Il faut dire que l’initiative n’a pas été perçue d’un bon œil par le Soudan, ni par le Tchad d’où ce corridor devait partir. Pour N’djamena, qui précise qu’aucune demande officielle ne lui a été formulée par Paris, le projet est superflu. « Le Tchad n’a pas besoin de corridor parce qu’il y a une coopération parfaite et intégrée entre les autorités tchadiennes et les organes des Nations Unies », a déclaré, mardi, à la presse, le Premier ministre, Nouradine Delwa Kassiré Coumakoye.

Plusieurs organisations non gouvernementales ont également fait valoir leur opposition. « Mettre en place des convois protégés par des militaires conduirait à une confusion entre humanitaires et militaires, a expliqué François Danel, directeur général d’Action contre la Faim, dans une interview accordée au quotidien français La Croix. Nous sommes unanimes avec nos amis de Médecins sans frontières, de Médecins du Monde ou de Solidarités pour refuser cette situation qui risque de perturber nos actions à moyen et long termes, a fortiori si des militaires français sont impliqués. (…) La piste sur laquelle il serait intéressant de travailler serait celle d’un accès aérien accru aux zones difficiles d’accès ou dangereuses. »

Priorité au « groupe de contact élargi »

Si l’option du corridor humanitaire s’éloigne, celle d’un « groupe de contact élargi » semble avancer. Il devrait rassembler « une bonne vingtaine de participants », parmi lesquels des pays et des organisations telles les Nations Unies (Onu) et l’Union Africaine (UA), qui se réuniront fin juin à Paris. La secrétaire d’Etat américaine, Condoleezza Rice, doit assister à la rencontre et la France espère que le chef de la diplomatie chinoise, Yang Jiechi, fera le déplacement. La Chine soutient en effet le régime de Khartoum, qui refuse toujours le déploiement d’une force mixte de quelque 20 000 soldats de l’Onu et de l’UA.

Comme l’a souligné Bernard Kouchner, qui a fait du Darfour sa « priorité » : « Ce qui est important, c’est que dans les régions les plus difficiles, autour des camps, pas dans les camps, il faut que la sécurité soit assurée pour les personnes déplacées ». Une tâche de plus en plus compliquée à assurer en raison du climat d’insécurité qui règne, et qui viserait de plus en plus les travailleurs humanitaires. Le climat délétère a déjà fait, depuis le début de l’année, 140 000 nouveaux déplacés, qui s’ajoutent aux quelques deux millions recensés par l’Onu. « L’une des conséquences très visibles de la poursuite [de ce phénomène] est l’accroissement de la population (…) des camps, dont beaucoup ne peuvent plus absorber de nouveaux arrivants », a expliqué George Somerwill, un porte-parole de l’Onu.

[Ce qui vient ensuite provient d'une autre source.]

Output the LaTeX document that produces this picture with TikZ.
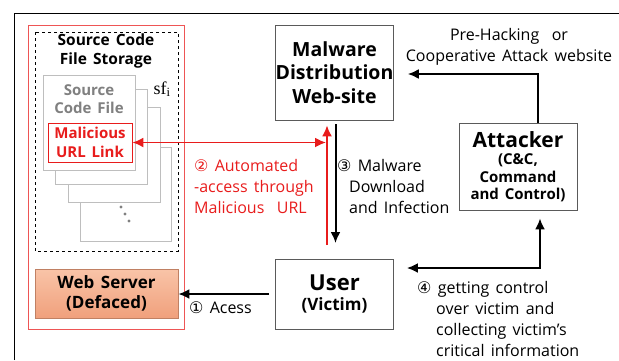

Bernard Kouchner pourra juger de la situation des réfugiés soudanais et des déplacés tchadiens, lors de sa visite, ce week-end, du camp de Tchabal (Est du Tchad), où vivent 15 000 des 250 000 réfugiés soudanais installés dans cette région du pays. Lundi, le chef de la diplomatie française rencontrera les autorités soudanaises pour s’entretenir « à la fois les relations bilatérales, les questions régionales et la situation au Darfour », selon une source diplomatique.